La recente sentenza della Corte europea dei diritti umani rappresenta un momento di svolta nel collegamento tra la tutela dei diritti umani e la responsabilità climatica degli Stati. In tre distinti casi, la Cedu ha esaminato se gli Stati abbiano violato i diritti dei cittadini per non aver preso le misure necessarie per affrontare i cambiamenti climatici, come stabilito nell’Accordo di Parigi del 2015.
Cedu condanna Svizzera
L’associazione di anziane donne che ha intentato causa contro la Svizzera ha ottenuto una parziale vittoria. Sebbene la Corte europea abbia escluso la violazione dell’articolo 2 della Convenzione europea per i diritti dell’uomo, ha condannato la Svizzera per non aver adottato sufficienti misure per mitigare gli effetti dei cambiamenti climatici, violando così l’articolo 8 relativo al diritto al rispetto della vita privata e familiare.
Il caso dei giovani portoghesi
La Corte europea dei diritti umani ha respinto il caso presentato dai sei giovani portoghesi contro il loro Stato e ulteriori 31 Paesi europei, compresa l’Italia, riguardante la lotta al cambiamento climatico. Il ricorso mirava a spingere i governi a intraprendere azioni più incisive contro il cambiamento climatico, ma la Cedu ha dichiarato il caso inammissibile.

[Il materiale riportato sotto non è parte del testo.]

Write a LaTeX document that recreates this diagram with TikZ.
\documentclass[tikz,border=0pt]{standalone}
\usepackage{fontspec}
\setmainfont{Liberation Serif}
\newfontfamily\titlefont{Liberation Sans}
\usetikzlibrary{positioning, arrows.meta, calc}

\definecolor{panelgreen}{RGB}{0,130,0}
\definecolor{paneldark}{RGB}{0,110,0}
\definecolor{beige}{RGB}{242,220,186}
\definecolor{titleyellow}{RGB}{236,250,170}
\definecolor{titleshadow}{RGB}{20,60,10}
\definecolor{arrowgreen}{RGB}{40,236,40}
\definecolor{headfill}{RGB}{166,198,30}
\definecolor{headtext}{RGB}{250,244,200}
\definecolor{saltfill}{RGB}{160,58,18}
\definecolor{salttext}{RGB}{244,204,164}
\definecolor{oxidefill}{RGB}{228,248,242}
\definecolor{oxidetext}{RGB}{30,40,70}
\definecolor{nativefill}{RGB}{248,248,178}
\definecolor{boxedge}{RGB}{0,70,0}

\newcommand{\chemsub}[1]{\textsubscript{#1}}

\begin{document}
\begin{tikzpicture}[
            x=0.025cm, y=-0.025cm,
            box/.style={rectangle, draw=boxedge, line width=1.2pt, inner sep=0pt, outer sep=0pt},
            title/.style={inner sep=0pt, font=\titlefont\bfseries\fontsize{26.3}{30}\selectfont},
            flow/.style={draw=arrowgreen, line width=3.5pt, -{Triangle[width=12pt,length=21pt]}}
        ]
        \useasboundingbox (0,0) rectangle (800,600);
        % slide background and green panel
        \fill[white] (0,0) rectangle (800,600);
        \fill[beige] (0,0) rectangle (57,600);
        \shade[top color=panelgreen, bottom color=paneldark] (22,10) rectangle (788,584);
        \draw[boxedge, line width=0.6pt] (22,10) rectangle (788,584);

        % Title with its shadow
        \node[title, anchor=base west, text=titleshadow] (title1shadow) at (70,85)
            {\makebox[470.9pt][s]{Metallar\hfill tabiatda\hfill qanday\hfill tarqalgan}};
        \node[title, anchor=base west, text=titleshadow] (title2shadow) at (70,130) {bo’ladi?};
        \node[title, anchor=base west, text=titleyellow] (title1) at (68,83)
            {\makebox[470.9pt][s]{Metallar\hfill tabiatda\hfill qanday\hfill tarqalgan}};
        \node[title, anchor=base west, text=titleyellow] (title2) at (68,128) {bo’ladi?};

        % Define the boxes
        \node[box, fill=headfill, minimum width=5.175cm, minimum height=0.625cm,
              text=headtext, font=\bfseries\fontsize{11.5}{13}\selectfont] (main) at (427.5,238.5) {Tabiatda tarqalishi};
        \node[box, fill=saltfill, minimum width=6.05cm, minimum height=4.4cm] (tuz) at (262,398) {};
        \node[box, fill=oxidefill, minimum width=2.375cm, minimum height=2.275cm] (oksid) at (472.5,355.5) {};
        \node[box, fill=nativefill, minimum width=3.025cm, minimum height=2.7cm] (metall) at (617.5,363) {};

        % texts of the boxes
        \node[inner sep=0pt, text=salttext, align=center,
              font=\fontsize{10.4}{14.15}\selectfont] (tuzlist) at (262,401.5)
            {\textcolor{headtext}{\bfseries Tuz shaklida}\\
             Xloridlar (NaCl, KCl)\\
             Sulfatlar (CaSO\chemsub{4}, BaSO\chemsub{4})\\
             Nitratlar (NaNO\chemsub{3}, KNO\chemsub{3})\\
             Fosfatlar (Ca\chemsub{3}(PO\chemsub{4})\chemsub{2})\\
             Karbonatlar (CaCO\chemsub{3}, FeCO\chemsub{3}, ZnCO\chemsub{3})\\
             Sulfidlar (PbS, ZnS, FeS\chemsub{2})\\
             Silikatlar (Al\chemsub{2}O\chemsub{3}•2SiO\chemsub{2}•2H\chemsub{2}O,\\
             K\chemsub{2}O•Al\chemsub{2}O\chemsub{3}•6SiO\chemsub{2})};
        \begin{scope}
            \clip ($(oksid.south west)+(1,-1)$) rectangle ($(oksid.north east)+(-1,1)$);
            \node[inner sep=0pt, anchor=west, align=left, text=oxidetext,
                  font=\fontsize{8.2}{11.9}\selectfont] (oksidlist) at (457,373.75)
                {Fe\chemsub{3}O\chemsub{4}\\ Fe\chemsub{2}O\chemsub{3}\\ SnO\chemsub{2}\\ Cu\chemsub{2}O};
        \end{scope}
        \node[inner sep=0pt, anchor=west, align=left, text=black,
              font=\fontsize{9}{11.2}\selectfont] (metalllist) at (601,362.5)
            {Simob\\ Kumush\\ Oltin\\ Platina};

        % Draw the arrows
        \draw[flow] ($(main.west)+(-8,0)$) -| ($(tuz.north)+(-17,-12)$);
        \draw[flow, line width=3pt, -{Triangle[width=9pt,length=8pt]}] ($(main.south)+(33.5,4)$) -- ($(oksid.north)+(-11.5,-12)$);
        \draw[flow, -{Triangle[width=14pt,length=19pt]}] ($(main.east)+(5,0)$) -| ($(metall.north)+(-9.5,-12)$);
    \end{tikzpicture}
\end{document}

La decisione della Corte non può essere appellata e la questione può essere rinvita ai tribunali nazionali. Sebbene ciò rappresenti una delusione per gli attivisti, lascia aperta la possibilità di agire a livello nazionale per promuovere politiche più ambiziose sulla sostenibilità ambientale.
Questo verdetto sottolinea l’importanza di continuare a perseguire l’obiettivo di una maggiore azione contro il cambiamento climatico a livello globale e nazionale, e di coinvolgere le istituzioni giuridiche nei processi decisionali in materia ambientale.